### SHORT PROBLEM
Beginning with the first line of the data below, extract each line up to and including the one containing "0.186, 0.190, 0.196];". Copy them exactly and add nothing.

----

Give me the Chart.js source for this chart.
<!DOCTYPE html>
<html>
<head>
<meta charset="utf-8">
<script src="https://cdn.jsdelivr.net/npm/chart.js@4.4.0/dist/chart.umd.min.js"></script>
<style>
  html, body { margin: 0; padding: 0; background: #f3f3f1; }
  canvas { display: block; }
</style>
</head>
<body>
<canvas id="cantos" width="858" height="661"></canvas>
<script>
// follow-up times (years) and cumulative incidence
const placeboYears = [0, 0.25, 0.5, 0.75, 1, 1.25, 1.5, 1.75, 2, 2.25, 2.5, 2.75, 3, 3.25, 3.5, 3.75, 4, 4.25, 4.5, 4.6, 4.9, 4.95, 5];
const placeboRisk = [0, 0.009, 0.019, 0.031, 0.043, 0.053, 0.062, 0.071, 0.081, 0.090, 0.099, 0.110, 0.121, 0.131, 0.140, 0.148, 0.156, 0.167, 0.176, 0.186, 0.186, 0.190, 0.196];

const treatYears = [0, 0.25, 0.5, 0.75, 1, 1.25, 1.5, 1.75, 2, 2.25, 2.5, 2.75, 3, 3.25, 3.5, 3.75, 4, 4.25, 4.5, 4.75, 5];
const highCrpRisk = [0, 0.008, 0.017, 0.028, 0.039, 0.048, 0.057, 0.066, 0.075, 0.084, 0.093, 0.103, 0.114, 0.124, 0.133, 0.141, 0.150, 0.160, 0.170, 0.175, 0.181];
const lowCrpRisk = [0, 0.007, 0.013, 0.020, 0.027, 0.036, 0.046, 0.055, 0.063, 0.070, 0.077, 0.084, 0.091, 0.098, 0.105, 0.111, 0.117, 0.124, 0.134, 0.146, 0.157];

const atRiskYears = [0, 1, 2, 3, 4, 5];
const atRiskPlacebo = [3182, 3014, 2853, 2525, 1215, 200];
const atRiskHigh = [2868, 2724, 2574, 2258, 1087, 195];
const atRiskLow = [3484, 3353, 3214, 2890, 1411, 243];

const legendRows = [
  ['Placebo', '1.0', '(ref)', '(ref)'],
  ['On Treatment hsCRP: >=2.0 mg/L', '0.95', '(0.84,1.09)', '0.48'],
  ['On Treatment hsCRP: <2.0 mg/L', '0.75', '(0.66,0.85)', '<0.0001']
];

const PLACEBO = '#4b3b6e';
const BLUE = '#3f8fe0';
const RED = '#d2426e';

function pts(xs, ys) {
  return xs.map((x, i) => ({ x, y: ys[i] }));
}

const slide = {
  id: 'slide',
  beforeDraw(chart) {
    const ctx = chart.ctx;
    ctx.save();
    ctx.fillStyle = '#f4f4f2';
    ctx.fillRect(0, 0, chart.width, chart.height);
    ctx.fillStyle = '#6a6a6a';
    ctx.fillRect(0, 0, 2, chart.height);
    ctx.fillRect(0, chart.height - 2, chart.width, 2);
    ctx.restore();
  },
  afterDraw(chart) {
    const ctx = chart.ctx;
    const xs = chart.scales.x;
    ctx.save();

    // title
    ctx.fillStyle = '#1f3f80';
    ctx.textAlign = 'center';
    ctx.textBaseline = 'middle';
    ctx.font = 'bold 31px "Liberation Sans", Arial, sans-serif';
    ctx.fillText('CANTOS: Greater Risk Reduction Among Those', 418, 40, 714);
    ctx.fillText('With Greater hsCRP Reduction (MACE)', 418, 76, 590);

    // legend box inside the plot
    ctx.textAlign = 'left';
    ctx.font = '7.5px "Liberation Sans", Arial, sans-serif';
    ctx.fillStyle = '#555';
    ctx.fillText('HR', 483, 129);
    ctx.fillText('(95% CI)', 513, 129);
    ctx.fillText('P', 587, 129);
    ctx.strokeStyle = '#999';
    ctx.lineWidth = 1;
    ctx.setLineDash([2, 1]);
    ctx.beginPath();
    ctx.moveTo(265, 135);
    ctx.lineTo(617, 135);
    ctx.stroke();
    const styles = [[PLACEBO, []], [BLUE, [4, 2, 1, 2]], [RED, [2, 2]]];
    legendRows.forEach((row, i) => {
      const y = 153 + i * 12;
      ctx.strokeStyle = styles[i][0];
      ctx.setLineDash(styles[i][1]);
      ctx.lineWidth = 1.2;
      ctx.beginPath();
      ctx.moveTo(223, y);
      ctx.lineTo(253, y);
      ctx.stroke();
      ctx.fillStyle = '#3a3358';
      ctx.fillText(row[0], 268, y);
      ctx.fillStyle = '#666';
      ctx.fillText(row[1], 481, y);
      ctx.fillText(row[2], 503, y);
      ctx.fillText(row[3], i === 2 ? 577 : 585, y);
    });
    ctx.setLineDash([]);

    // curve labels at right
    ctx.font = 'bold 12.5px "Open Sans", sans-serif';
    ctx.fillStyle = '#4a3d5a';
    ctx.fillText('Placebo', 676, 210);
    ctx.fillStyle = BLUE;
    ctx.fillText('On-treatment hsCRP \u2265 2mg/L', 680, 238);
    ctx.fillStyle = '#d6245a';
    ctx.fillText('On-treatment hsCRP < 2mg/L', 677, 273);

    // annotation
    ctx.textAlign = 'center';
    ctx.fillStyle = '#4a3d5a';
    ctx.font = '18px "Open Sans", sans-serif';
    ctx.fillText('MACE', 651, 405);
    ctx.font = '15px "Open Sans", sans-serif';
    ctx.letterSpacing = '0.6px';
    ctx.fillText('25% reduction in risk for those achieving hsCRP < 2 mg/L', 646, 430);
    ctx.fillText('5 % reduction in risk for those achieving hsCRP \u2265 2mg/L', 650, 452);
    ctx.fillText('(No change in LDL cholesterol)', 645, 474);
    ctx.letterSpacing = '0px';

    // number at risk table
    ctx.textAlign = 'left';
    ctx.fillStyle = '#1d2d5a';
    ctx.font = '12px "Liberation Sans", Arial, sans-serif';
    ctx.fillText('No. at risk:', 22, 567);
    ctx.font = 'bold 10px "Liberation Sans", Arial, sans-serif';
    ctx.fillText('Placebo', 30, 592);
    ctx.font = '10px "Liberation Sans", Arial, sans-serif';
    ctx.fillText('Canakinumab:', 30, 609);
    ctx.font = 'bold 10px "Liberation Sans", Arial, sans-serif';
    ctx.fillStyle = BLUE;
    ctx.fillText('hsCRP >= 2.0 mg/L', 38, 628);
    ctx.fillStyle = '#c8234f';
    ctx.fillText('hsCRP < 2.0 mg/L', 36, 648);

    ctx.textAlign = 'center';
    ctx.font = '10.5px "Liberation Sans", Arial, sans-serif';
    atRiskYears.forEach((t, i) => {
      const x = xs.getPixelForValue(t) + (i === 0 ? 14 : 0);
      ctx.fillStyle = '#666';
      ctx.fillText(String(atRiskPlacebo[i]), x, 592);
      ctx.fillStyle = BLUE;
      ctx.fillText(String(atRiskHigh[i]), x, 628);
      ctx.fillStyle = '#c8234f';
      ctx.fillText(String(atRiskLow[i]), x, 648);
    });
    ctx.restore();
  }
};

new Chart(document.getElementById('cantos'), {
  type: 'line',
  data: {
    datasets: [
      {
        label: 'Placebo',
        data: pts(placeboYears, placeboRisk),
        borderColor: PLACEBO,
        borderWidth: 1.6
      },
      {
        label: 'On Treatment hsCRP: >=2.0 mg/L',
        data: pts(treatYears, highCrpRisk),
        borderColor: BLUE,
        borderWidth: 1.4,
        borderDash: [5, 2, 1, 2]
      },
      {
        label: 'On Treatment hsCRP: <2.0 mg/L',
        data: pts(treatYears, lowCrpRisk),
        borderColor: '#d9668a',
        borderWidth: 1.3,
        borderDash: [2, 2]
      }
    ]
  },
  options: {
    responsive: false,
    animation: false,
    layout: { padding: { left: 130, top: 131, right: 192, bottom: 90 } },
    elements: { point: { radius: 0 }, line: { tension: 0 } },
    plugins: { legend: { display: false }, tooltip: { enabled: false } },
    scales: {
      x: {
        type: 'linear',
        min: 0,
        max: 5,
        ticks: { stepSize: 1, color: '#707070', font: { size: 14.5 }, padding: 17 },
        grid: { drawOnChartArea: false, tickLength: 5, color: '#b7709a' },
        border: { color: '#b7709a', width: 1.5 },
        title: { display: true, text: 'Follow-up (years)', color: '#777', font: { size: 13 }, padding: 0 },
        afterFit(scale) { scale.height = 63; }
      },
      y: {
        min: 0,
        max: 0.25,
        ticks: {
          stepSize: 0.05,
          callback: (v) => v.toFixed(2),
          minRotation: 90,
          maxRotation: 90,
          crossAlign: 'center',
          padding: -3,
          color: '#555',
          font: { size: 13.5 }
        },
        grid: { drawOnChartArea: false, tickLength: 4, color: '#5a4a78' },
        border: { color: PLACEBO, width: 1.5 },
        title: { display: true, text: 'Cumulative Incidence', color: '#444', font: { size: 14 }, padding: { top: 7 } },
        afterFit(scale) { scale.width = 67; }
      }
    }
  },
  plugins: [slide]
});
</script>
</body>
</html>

----

### RESULT FOR THIS TASK
Give me the Chart.js source for this chart.
<!DOCTYPE html>
<html>
<head>
<meta charset="utf-8">
<script src="https://cdn.jsdelivr.net/npm/chart.js@4.4.0/dist/chart.umd.min.js"></script>
<style>
  html, body { margin: 0; padding: 0; background: #f3f3f1; }
  canvas { display: block; }
</style>
</head>
<body>
<canvas id="cantos" width="858" height="661"></canvas>
<script>
// follow-up times (years) and cumulative incidence
const placeboYears = [0, 0.25, 0.5, 0.75, 1, 1.25, 1.5, 1.75, 2, 2.25, 2.5, 2.75, 3, 3.25, 3.5, 3.75, 4, 4.25, 4.5, 4.6, 4.9, 4.95, 5];
const placeboRisk = [0, 0.009, 0.019, 0.031, 0.043, 0.053, 0.062, 0.071, 0.081, 0.090, 0.099, 0.110, 0.121, 0.131, 0.140, 0.148, 0.156, 0.167, 0.176, 0.186, 0.186, 0.190, 0.196];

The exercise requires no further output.